Universitas Indonesia
Penggunaan bahasa ..., Bakti Supriadi, FIB UI, 2011
32
Di samping itu, bahasa Pecok digunakan untuk tujuan tertentu dalam situasi dan lokasi tertentu yang berhubungan dengan emosi dari penuturnya. Berikut dipaparkan situasi dan lokasi tersebut dalam empat belas sketsa Piekerans van een straatslijper I dan II:
3.1.1 Ranah Domestik
Terkait dengan ranah domestik terdapat satu lokasi penggunaan bahasa Pecok yang sangat menonjol, yaitu rumah dan sekitarnya. Penggunaan bahasa Pecok di rumah terdapat dalam sketsa yang berjudul Over de genoegens van „kero” (PS II: 15-21). Bahasa Pecok digunakan oleh tokoh yang bernama Tante Koos dalam situasi informal, saat ia meminta rokok, korek api, kipas, dan segelas sirup kepada pembantunya Siti. Dari situasi ini sudah jelas terlihat bahwa posisi Tante Koos dan Siti tidak berada pada tataran yang sama. Dalam penggunaan bahasa Pecok di sketsa ini terdapat banyak asupan bahasa Melayu.

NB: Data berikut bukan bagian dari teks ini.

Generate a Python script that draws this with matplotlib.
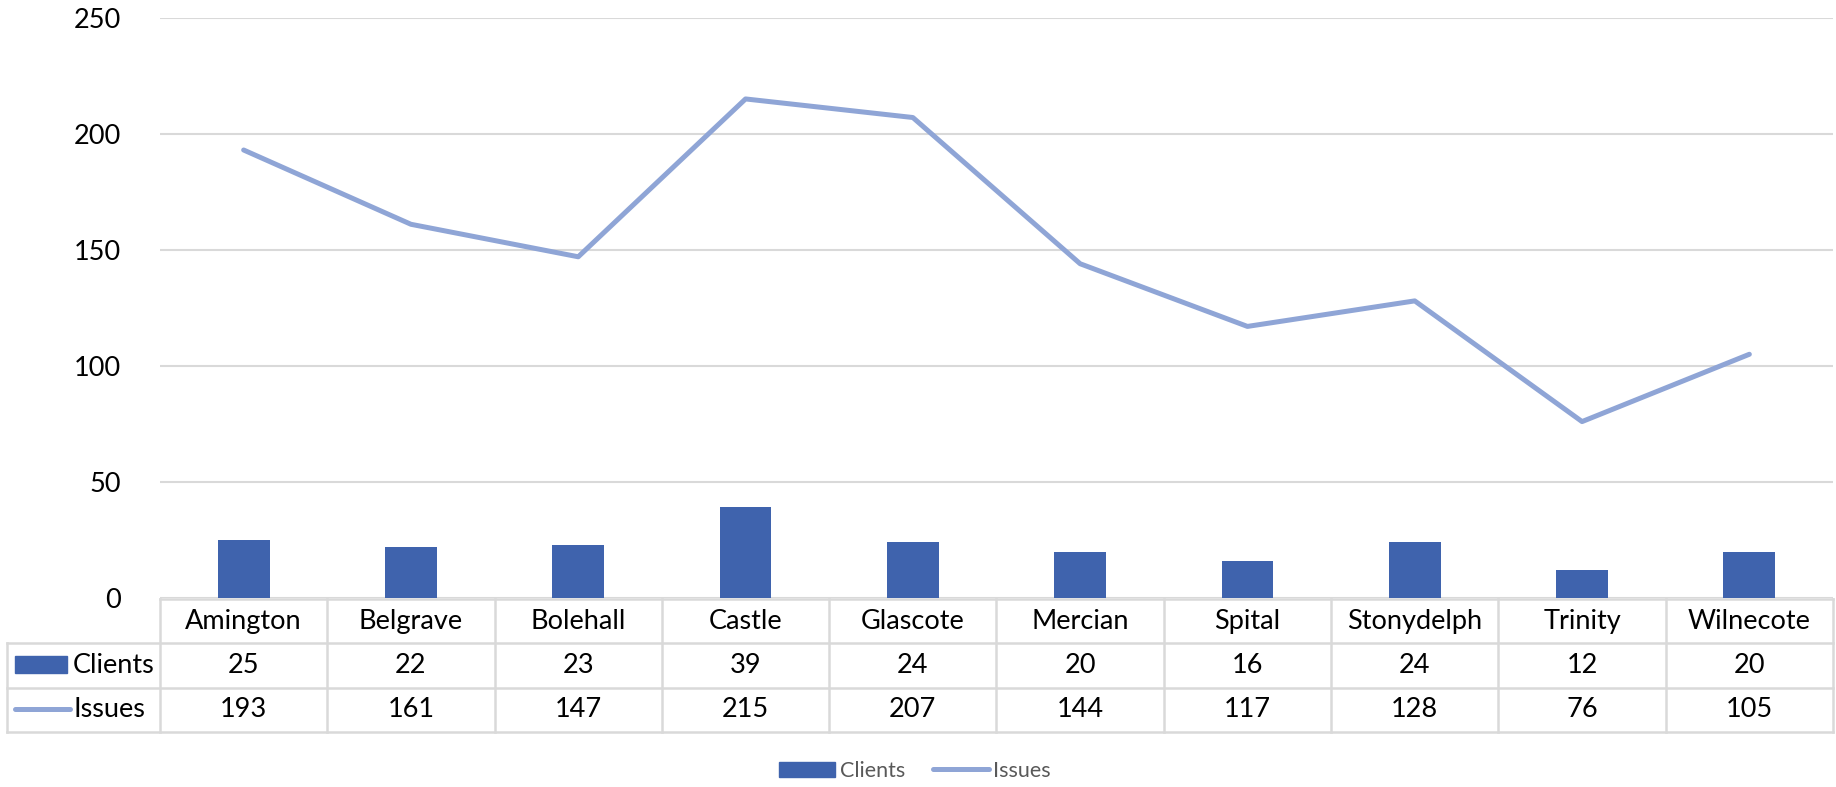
import numpy as np
import matplotlib.pyplot as plt
from matplotlib.patches import Rectangle
from matplotlib.lines import Line2D

wards = ["Amington", "Belgrave", "Bolehall", "Castle", "Glascote",
         "Mercian", "Spital", "Stonydelph", "Trinity", "Wilnecote"]
clients = [25, 22, 23, 39, 24, 20, 16, 24, 12, 20]
issues = [193, 161, 147, 215, 207, 144, 117, 128, 76, 105]
y_ticks = [0, 50, 100, 150, 200, 250]

bar_col = "#3F63AD"
line_col = "#8FA5D6"
grid_col = "#D9D9D9"
fs = 19.5
lw = 3.6
plt.rcParams['font.family'] = ['Lato', 'DejaVu Sans']

W, H = 1836, 787
fig = plt.figure(figsize=(W / 100, H / 100), dpi=100)

def px_box(x0, y0, x1, y1):
    return [x0 / W, 1 - y1 / H, (x1 - x0) / W, (y1 - y0) / H]

ax = fig.add_axes(px_box(160, 17.7, 1833, 598))
x = np.arange(len(wards))
ax.bar(x, clients, width=0.31, color=bar_col, zorder=2)
ax.plot(x, issues, color=line_col, lw=lw, solid_capstyle='round', zorder=3)
ax.set_xlim(-0.5, len(wards) - 0.5)
ax.set_ylim(0, 250)
ax.set_yticks(y_ticks)
ax.tick_params(axis='y', length=0, pad=28, labelsize=fs)
ax.set_xticks([])
ax.grid(axis='y', color=grid_col, lw=1.5, zorder=0)
for s in ax.spines.values():
    s.set_visible(False)

# data table below the plot
col_w = (1833 - 160) / len(wards)
left_x = -0.5 - (160 - 7) / col_w
tax = fig.add_axes(px_box(7, 599, 1833, 732))
tax.set_xlim(left_x, len(wards) - 0.5)
tax.set_ylim(3, 0)
tax.axis('off')
lk = dict(color=grid_col, lw=1.8, clip_on=False)
tax.plot([-0.5, len(wards) - 0.5], [0, 0], **lk)
for r in [1, 2, 3]:
    tax.plot([left_x, len(wards) - 0.5], [r, r], **lk)
tax.plot([left_x, left_x], [1, 3], **lk)
for b in np.arange(-0.5, len(wards)):
    tax.plot([b, b], [0, 3], **lk)
for i, w in enumerate(wards):
    tax.text(i, 0.5, w, ha='center', va='center', fontsize=fs)
    tax.text(i, 1.5, str(clients[i]), ha='center', va='center', fontsize=fs)
    tax.text(i, 2.5, str(issues[i]), ha='center', va='center', fontsize=fs)

kx0 = left_x + 8 / col_w
tax.add_patch(Rectangle((kx0, 1.29), 52 / col_w, 0.38, color=bar_col, clip_on=False))
tax.plot([kx0, kx0 + 55 / col_w], [2.47, 2.47], color=line_col, lw=lw,
         solid_capstyle='round', clip_on=False)
tax.text(left_x + 66 / col_w, 1.5, "Clients", ha='left', va='center', fontsize=fs)
tax.text(left_x + 66 / col_w, 2.5, "Issues", ha='left', va='center', fontsize=fs)

handles = [Rectangle((0, 0), 1, 1, color=bar_col),
           Line2D([0], [0], color=line_col, lw=lw, solid_capstyle='round')]
fig.legend(handles, ["Clients", "Issues"], loc='center', bbox_to_anchor=(915 / W, 1 - 771 / H),
           ncol=2, frameon=False, fontsize=15.5, labelcolor='#595959',
           handlelength=2.6, handletextpad=0.2, columnspacing=1.3)

fig.savefig("out.png", dpi=100)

Hal ini dilakukan Tante Koos agar ia lebih dekat dengan Siti dan Siti pun mengerti yang dikatakan Tante Koos.
Naaa..... Siti kasih BREK-ih-brek-ih-brek-kasih rokok, kasih grètan, kasih kipas, kasih seterop ........ Heertje-meneertje het is géén stijl.” (PS II, hlm. 16)
Kutipan di atas memperlihatkan bahwa bahasa Pecok digunakan Tante Koos dalam situasi kesal saat menyuruh Siti. Pada sketsa yang sama juga ditemukan penggunaan bahasa Pecok dalam percakapan antara Tjalie dengan ibunya. Situasi penggunaan bahasa Pecok ini bersifat intim ketika Tjalie sedang memijat ibunya di dalam rumah dan ia mendengar suara temannya yang bernama Tikoes memanggilnya.
„Wie is dat ? ” „Tikoes – eh – Herman.” „Waarom heet hij Tikoes ?” „Zijn kop een beetje botak.” „Wat is dat nou ?” „Ha-a, haar-nja ken niet groeien een beetje hier een beetje daar.” „Maar waarom dan Tikoes ?.....O, als een schurftige rat zeker. Fris !” „Niet, niet korèng ! Al eenmaal zo zijn kop, si !” (PS II, hlm. 18-19)
Universitas Indonesia
Penggunaan bahasa ..., Bakti Supriadi, FIB UI, 2011
33
Kutipan di atas menyarikan bahwa situasi penggunaan bahasa Pecok terjadi di ranah domestik yang sifatnya informal dengan emosi netral. Di dalam situasi seperti ini ibu Tjalie tetap menggunakan bahasa Belanda. Konsistensi untuk tetap menggunakan bahasa Belanda juga ditemukan pada sosok bapak. Dalam sketsa yang berjudul Kennismaking met oom Djing (PS I: 5762) ditemukan penggunaan bahasa Pecok pada saat Tjalie bercanda dengan bapaknya.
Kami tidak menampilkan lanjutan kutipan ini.